Indonesia Commodities Sector Heads for Trouble

The folly of Indonesian nationalist posturing on natural resources extraction is coming home to roost even faster than even pessimists might have expected a few months ago.

The first place to look for this evidence is the price of thermal coal, of which Indonesia is the world’s largest exporter. This has collapsed from US$135 a tonne in late 2011 to around US$85 today. Nor is there much prospect of more than a brief bounce. The reasons are very simple. Firstly the massive expansion of gas production in the US has forced US coal producers to seek markets in Asia. Secondly, Indonesian output has been rising thanks to the stimulus of previously sky-high prices.

Now Indonesia thinks it wants to conserve its coal and is threatening to tax exports. But its coal resources are so large and the commitments to new production are so well advanced that there seems little chance that exports won’t continue to grow in volume, keeping the price depressed. In theory it would better if more were used to generate power at home. But that is an issue of investment in power stations not coal mines and the country has poor record of attracting private capital into this sector.

Meanwhile the longer-term outlook for global coal looks poor given its pollution costs and the prospect of rising LNG output from Australia, Qatar and other sources and further output from fracking in the US and in future in Australia and elsewhere. China seems unlikely to benefit much from fracking due to its coal geology and shortages of the vast amounts of water required to extract gas. However advances in gasification techniques for low-grade Chinese coal could be a further blow to Indonesia’s thermal coal exports.

Market disillusion with Indonesia, until recently viewed as a bright star at a time when the shine was coming off China and India, has been reflected in a steep fall in the rupiah, from a peak of Rp8,500 to the dollar to Rp9,400 today. The reasons appear to be both a direct reflection of a deteriorating export outlook, dissatisfaction with government policies which are seen to be erratic as well as nationalistic, and concern that the central bank was unwilling to raise interest rates for political reasons, instead resorting to controls on lending to rein in consumer credit.

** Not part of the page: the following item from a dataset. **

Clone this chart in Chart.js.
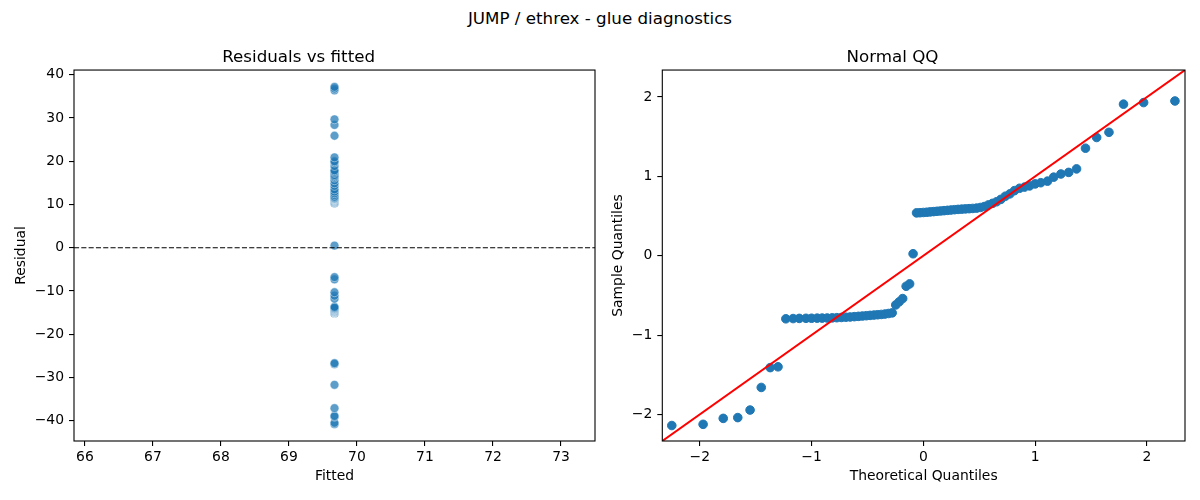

More immediately hurt by government policy are nickel exports. Although those from major miners are not yet affected by plans to enforce local processing, those of many smaller mines selling nickel ore to refineries in China and Japan have been hit. In the short term, Indonesian policy may even have helped the global nickel price fall less quickly than otherwise would have been the case. But the policy has done nothing either for bauxite or copper prices. It remains to be seen how far copper mining investment is damaged by the new rules.

Gold is less affected because processing to concentrates is always done at mine site due to the volume of material required to yield a single ounce of gold. However as copper and gold are often found together the new rules are sure to deter investment.

Indonesia’s desire to extract the maximum value from its resources is natural enough. But policies which are erratic and driven by domestic politics rather than devised in full knowledge of the forces at work in the marketplace are already undermining its attractions just at a time when the outlook for most commodity prices has deteriorated.